• _TASK DIRECTIONS_
Only the lines from the start of the data through the line with "const yTicks = [0, 100, 200, 300, 400, 500, 600, 700];" belong in the copy. Restate them word for word, minus the pictures.

Figure scripts:
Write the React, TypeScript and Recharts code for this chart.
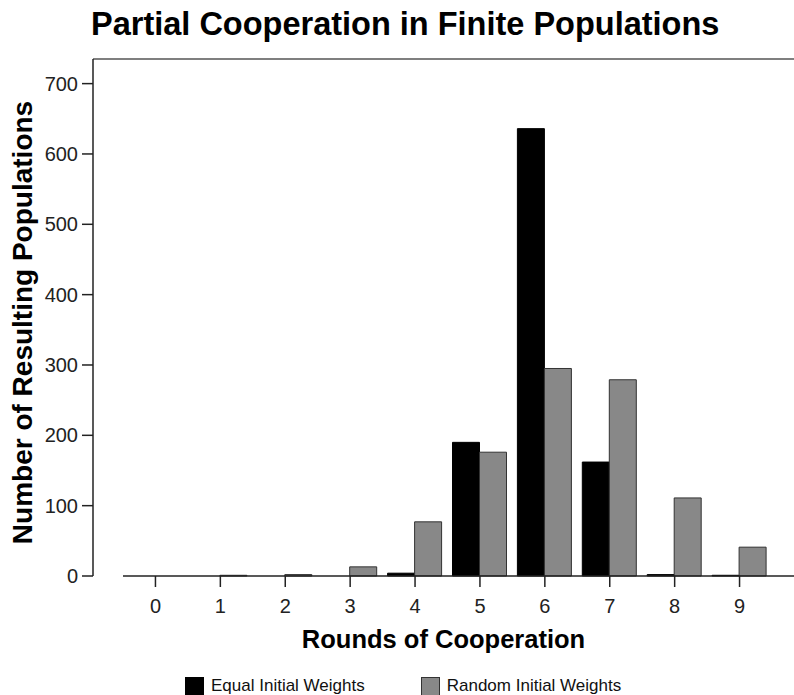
import { BarChart, Bar, XAxis, YAxis, ReferenceLine } from "recharts";

const rounds = ["0", "1", "2", "3", "4", "5", "6", "7", "8", "9"];
const equalWeights = [0, 0, 0, 0, 4, 190, 636, 162, 2, 1];
const randomWeights = [0, 1, 2, 13, 77, 176, 295, 279, 111, 41];
const yTicks = [0, 100, 200, 300, 400, 500, 600, 700];

const seriesInfo = [
  { key: "equal", name: "Equal Initial Weights", fill: "#000000", stroke: "#000000" },
  { key: "random", name: "Random Initial Weights", fill: "#888888", stroke: "#333333" },
];

const data = rounds.map((r, i) => ({
  round: r,
  equal: equalWeights[i],
  random: randomWeights[i],
}));

const font = "'Liberation Sans', Arial, sans-serif";

// x axis baseline in the original starts at the first category, not at the y axis
function BaseLine(props: any) {
  const { x1, x2, y1 } = props;
  return <line x1={x1 + 30} x2={x2} y1={y1} y2={y1} stroke="#222" strokeWidth={1.5} />;
}

export default function App() {
  return (
    <div style={{ position: "absolute", left: 0, top: 0, width: 794, height: 695, background: "#fff", fontFamily: font }}>
      <div
        style={{
          position: "absolute",
          left: 91,
          top: 8,
          fontSize: 32.5,
          lineHeight: 1,
          fontWeight: "bold",
          color: "#000",
          whiteSpace: "nowrap",
        }}
      >
        Partial Cooperation in Finite Populations
      </div>

      <BarChart
        width={794}
        height={695}
        data={data}
        margin={{ top: 59, right: 0, left: 0, bottom: 40 }}
        barCategoryGap={5}
        barGap={0}
        style={{ fontFamily: font }}
      >
        <XAxis
          dataKey="round"
          padding={{ left: 30, right: 22 }}
          axisLine={false}
          tickLine={{ stroke: "#222", strokeWidth: 1.5 }}
          tickSize={11}
          tickMargin={12}
          tick={{ fill: "#222", fontSize: 20 }}
          height={79}
          label={{
            value: "Rounds of Cooperation",
            position: "insideBottom",
            offset: 7,
            style: { fill: "#000", fontSize: 25.5, fontWeight: "bold" },
          }}
        />
        <YAxis
          domain={[0, 735]}
          ticks={yTicks}
          width={93}
          axisLine={{ stroke: "#222", strokeWidth: 1.5 }}
          tickLine={{ stroke: "#222", strokeWidth: 1.5 }}
          tickSize={11}
          tickMargin={4}
          tick={{ fill: "#222", fontSize: 20 }}
          label={{
            value: "Number of Resulting Populations",
            angle: -90,
            position: "center",
            dx: -24,
            dy: 5,
            style: { fill: "#000", fontSize: 28, fontWeight: "bold", textAnchor: "middle" },
          }}
        />
        <ReferenceLine y={735} stroke="#555" strokeWidth={1.5} />
        <ReferenceLine y={0} shape={BaseLine} />
        {seriesInfo.map((s) => (
          <Bar
            key={s.key}
            dataKey={s.key}
            name={s.name}
            fill={s.fill}
            stroke={s.stroke}
            strokeWidth={1}
            isAnimationActive={false}
          />
        ))}
      </BarChart>

      <div
        style={{
          position: "absolute",
          left: 185,
          top: 676,
          display: "flex",
          alignItems: "center",
          fontSize: 17,
          color: "#111",
          whiteSpace: "nowrap",
        }}
      >
        {seriesInfo.map((s) => (
          <div key={s.key} style={{ display: "flex", alignItems: "center", marginRight: 56 }}>
            <div
              style={{
                width: 17,
                height: 17,
                background: s.fill,
                border: `1px solid ${s.stroke}`,
                marginRight: 7,
              }}
            />
            <span>{s.name}</span>
          </div>
        ))}
      </div>
    </div>
  );
}
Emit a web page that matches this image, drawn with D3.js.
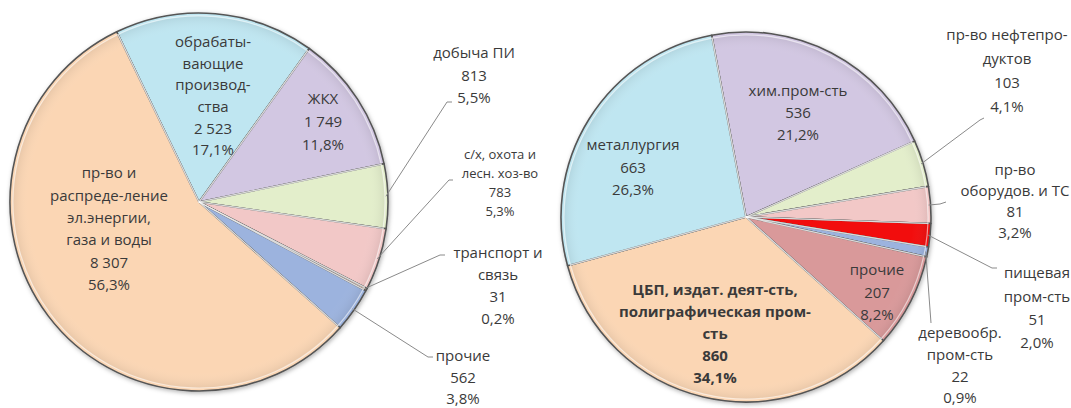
<!DOCTYPE html>
<html>
<head>
<meta charset="utf-8">
<script src="https://cdn.jsdelivr.net/npm/d3@7"></script>
<style>
  body { margin: 0; background: #fff; }
  svg { display: block; }
  .lbl { font-family: 'Open Sans', sans-serif; fill: #3a3a3a; }
  .leader { fill: none; stroke: #8a8a8a; stroke-width: 1; }
</style>
</head>
<body>
<svg width="1071" height="408"></svg>
<script>
// left pie: whole industry
const leftCats = [
  ['обрабаты-', 'вающие', 'производ-', 'ства'],
  ['ЖКХ'],
  ['добыча ПИ'],
  ['с/х, охота и', 'лесн. хоз-во'],
  ['транспорт и', 'связь'],
  ['прочие'],
  ['пр-во и', 'распреде-ление', 'эл.энергии,', 'газа и воды']
];
const leftValues = [2523, 1749, 813, 783, 31, 562, 8307];
const leftPcts = ['17,1%', '11,8%', '5,5%', '5,3%', '0,2%', '3,8%', '56,3%'];
const leftColors = ['#bfe6f1', '#d2c7e2', '#e3eecb', '#f2c8c7', '#f3cdb8', '#9cb3de', '#fbd6b4'];

// right pie: manufacturing breakdown
const rightCats = [
  ['хим.пром-сть'],
  ['пр-во нефтепро-', 'дуктов'],
  ['пр-во', 'оборудов.  и ТС'],
  ['пищевая', 'пром-сть'],
  ['деревообр.', 'пром-сть'],
  ['прочие'],
  ['ЦБП, издат. деят-сть,', 'полиграфическая пром-', 'сть'],
  ['металлургия']
];
const rightValues = [536, 103, 81, 51, 22, 207, 860, 663];
const rightPcts = ['21,2%', '4,1%', '3,2%', '2,0%', '0,9%', '8,2%', '34,1%', '26,3%'];
const rightColors = ['#d2c7e2', '#e3eecb', '#f2c8c7', '#f20c0c', '#9cb3de', '#d9999a', '#fbd6b4', '#bfe6f1'];

const svg = d3.select('svg');
const fmt = d3.formatLocale({ decimal: ',', thousands: '\u00a0', grouping: [3], currency: ['', ''] }).format(',d');
const deg = Math.PI / 180;

const defs = svg.append('defs');
const shadow = defs.append('filter').attr('id', 'sh').attr('x', '-10%').attr('y', '-10%').attr('width', '120%').attr('height', '120%');
shadow.append('feDropShadow').attr('dx', 1).attr('dy', 1.5).attr('stdDeviation', 2).attr('flood-color', '#000').attr('flood-opacity', 0.3);

function drawPie(cfg) {
  const pie = d3.pie().sort(null).value(d => d)
    .startAngle(cfg.start * deg).endAngle(cfg.start * deg + 2 * Math.PI);
  const arcs = pie(cfg.values);
  const arc = d3.arc().innerRadius(0).outerRadius(cfg.r);
  const inner = d3.arc().innerRadius(0).outerRadius(cfg.r - 3);

  const shade = defs.append('radialGradient').attr('id', cfg.id)
    .attr('gradientUnits', 'userSpaceOnUse').attr('cx', 0).attr('cy', 0).attr('r', cfg.r);
  shade.append('stop').attr('offset', '0%').attr('stop-color', '#fff').attr('stop-opacity', 0);
  shade.append('stop').attr('offset', '90%').attr('stop-color', '#fff').attr('stop-opacity', 0);
  shade.append('stop').attr('offset', '100%').attr('stop-color', '#000').attr('stop-opacity', 0.1);

  const g = svg.append('g').attr('transform', `translate(${cfg.cx},${cfg.cy})`);
  const sl = g.append('g').attr('filter', 'url(#sh)');
  sl.selectAll('path.slice').data(arcs).join('path')
    .attr('class', 'slice')
    .attr('d', arc)
    .attr('fill', (d, i) => cfg.colors[i])
    .attr('stroke', '#555')
    .attr('stroke-width', 1.6)
    .attr('stroke-linejoin', 'round');
  // bevel highlight
  g.selectAll('path.hl').data(arcs).join('path')
    .attr('class', 'hl')
    .attr('d', inner)
    .attr('fill', `url(#${cfg.id})`)
    .attr('stroke', '#fff')
    .attr('stroke-opacity', 0.55)
    .attr('stroke-width', 1.2);

  // leader lines
  arcs.forEach((d, i) => {
    const lay = cfg.layout[i];
    if (!lay.leader) return;
    const a = (d.startAngle + d.endAngle) / 2;
    const p0 = [cfg.cx + (cfg.r - 2) * Math.sin(a), cfg.cy - (cfg.r - 2) * Math.cos(a)];
    svg.append('path').attr('class', 'leader')
      .attr('d', d3.line()([p0].concat(lay.leader)));
  });

  // labels
  arcs.forEach((d, i) => {
    const lay = cfg.layout[i];
    const lines = cfg.cats[i].concat([fmt(cfg.values[i]), cfg.pcts[i]]);
    const t = svg.append('text').attr('class', 'lbl')
      .attr('text-anchor', 'middle')
      .style('font-size', (lay.fs || 15) + 'px')
      .style('font-weight', lay.bold ? 700 : 400);
    lines.forEach((s, k) => {
      t.append('tspan').attr('x', lay.x).attr('y', lay.y + k * lay.lh + (lay.fs || 15) * 0.35).text(s);
    });
  });
}

drawPie({
  id: 'shL', cx: 199, cy: 202, r: 189, start: -25.8,
  values: leftValues, cats: leftCats, pcts: leftPcts, colors: leftColors,
  layout: [
    { x: 213, y: 42, lh: 21.6 },
    { x: 323, y: 99, lh: 23 },
    { x: 474, y: 53, lh: 22.5, leader: [[447, 102], [452, 102]] },
    { x: 500, y: 154, lh: 19.3, fs: 13, leader: [[449, 180], [453, 180]] },
    { x: 498, y: 253, lh: 22, leader: [[440, 255], [445, 255]] },
    { x: 463, y: 356, lh: 21.5, leader: [[428, 357], [433, 357]] },
    { x: 109, y: 173, lh: 22.4 }
  ]
});

drawPie({
  id: 'shR', cx: 746, cy: 217, r: 185, start: -10.7,
  values: rightValues, cats: rightCats, pcts: rightPcts, colors: rightColors,
  layout: [
    { x: 798, y: 91, lh: 22 },
    { x: 1007, y: 35, lh: 24, leader: [[980, 120], [984, 118]] },
    { x: 1015, y: 170, lh: 21, leader: [[940, 204], [946, 202]] },
    { x: 1037, y: 273, lh: 23.3, leader: [[992, 268], [997, 268]] },
    { x: 960, y: 333, lh: 21.7, leader: [[931, 323]] },
    { x: 877, y: 270, lh: 22.5 },
    { x: 715, y: 290, lh: 22, bold: true },
    { x: 633, y: 145, lh: 22.5 }
  ]
});
</script>
</body>
</html>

• _ANSWER TO THIS TASK_
Write the React, TypeScript and Recharts code for this chart.
import { BarChart, Bar, XAxis, YAxis, ReferenceLine } from "recharts";

const rounds = ["0", "1", "2", "3", "4", "5", "6", "7", "8", "9"];
const equalWeights = [0, 0, 0, 0, 4, 190, 636, 162, 2, 1];
const randomWeights = [0, 1, 2, 13, 77, 176, 295, 279, 111, 41];
const yTicks = [0, 100, 200, 300, 400, 500, 600, 700];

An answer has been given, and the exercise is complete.